O'Neil was especially loved by the very young. In appearances at children's clubs and elementary schools throughout the country, kids of all color would gather 'round to hear the merry-eyed, grandfatherly figure spin his tales.
Among older African-Americans, however, he would sometimes run into resentment. Why relive the Jim Crow past? Why dredge up bitter memories of segregated lunch counters and public facilities with insulting "whites only" signs?
But O'Neil would fire right back.
"It's very important that we know our history. We have to do that," he said. "I would remind them of a time when baseball was a source of joy for them. Then as we talked about it, they would remember who they were with, even what they wore to the games.
"I would tell them this is not a sad story. It's a celebration!"

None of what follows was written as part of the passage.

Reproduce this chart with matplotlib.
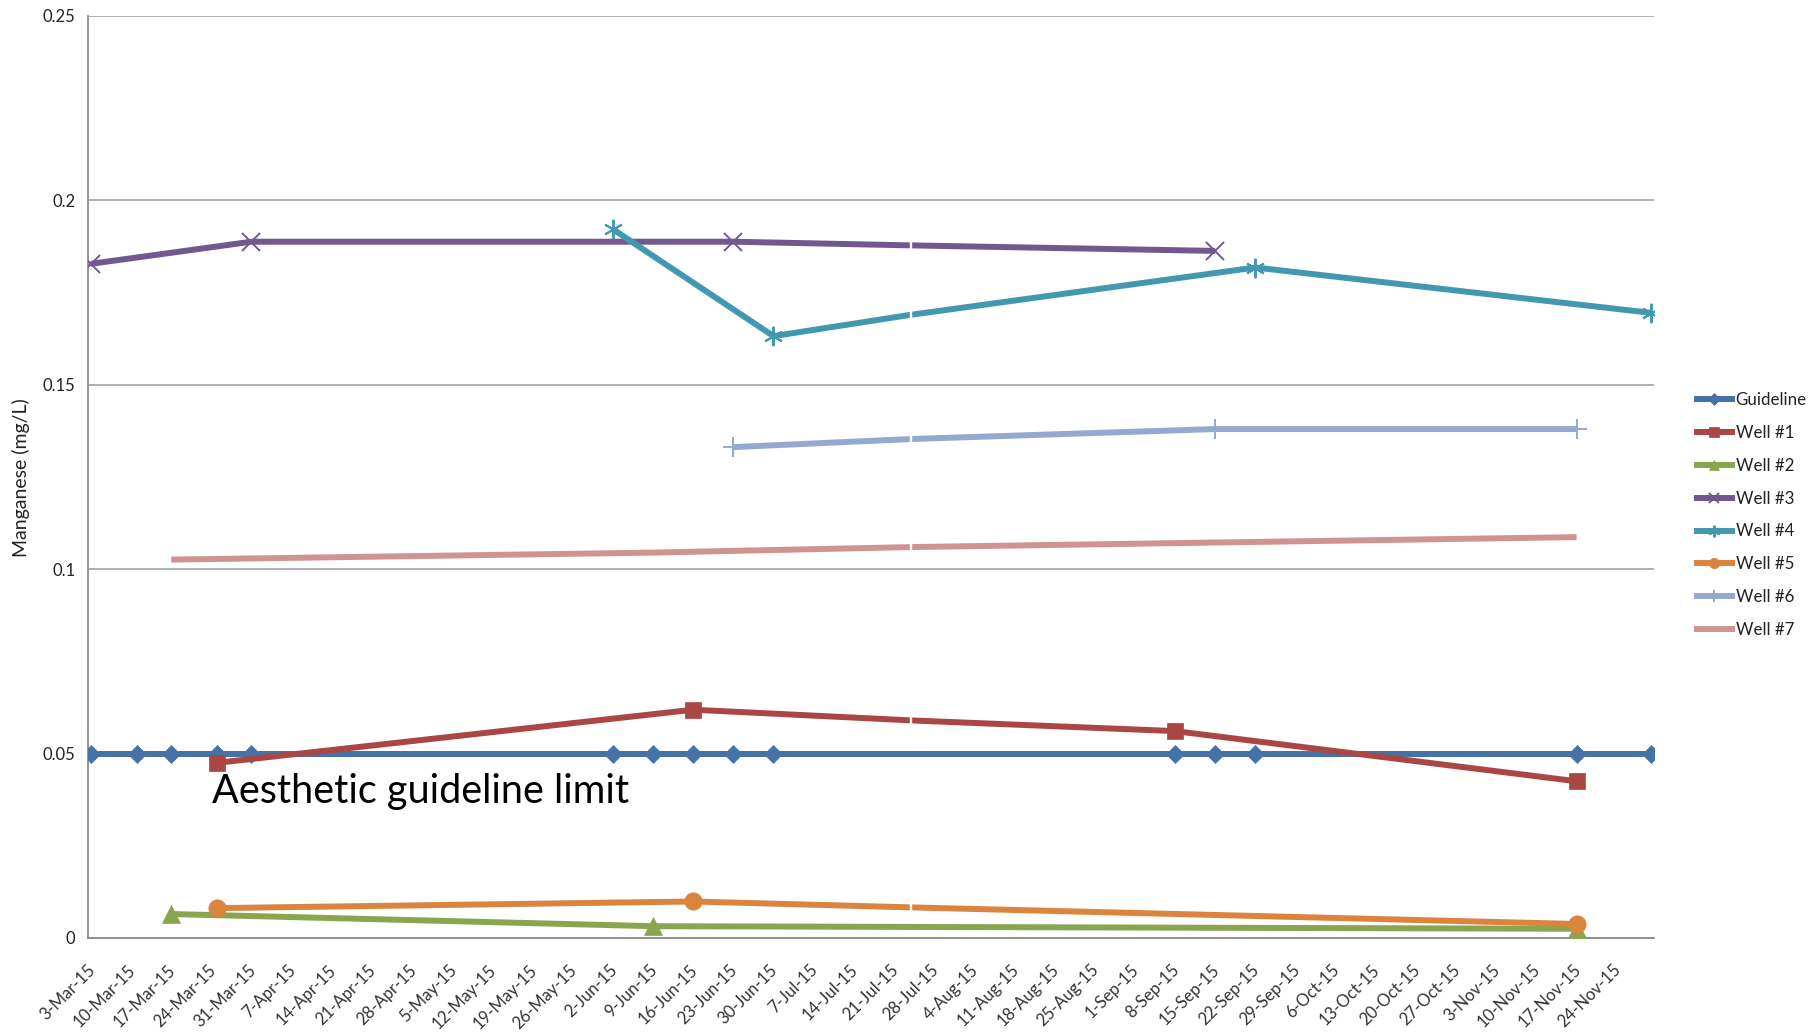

In the forward to O'Neil's autobiography in 1996, Burns wrote of his amazing ability to see the goodness in his fellow man.
"His life reflects the past and contains many of the bitter experiences that our country reserved for men of his color, but there is no bitterness in him," he said.
"It's not so much that he put that suffering behind him as that he has brought gold and light out of bitterness and despair, loneliness and suffering. He knows he can go farther with generosity and kindness than with anger and hate."
O'Neil has no children; his closest living relative is a brother, Warren O'Neil.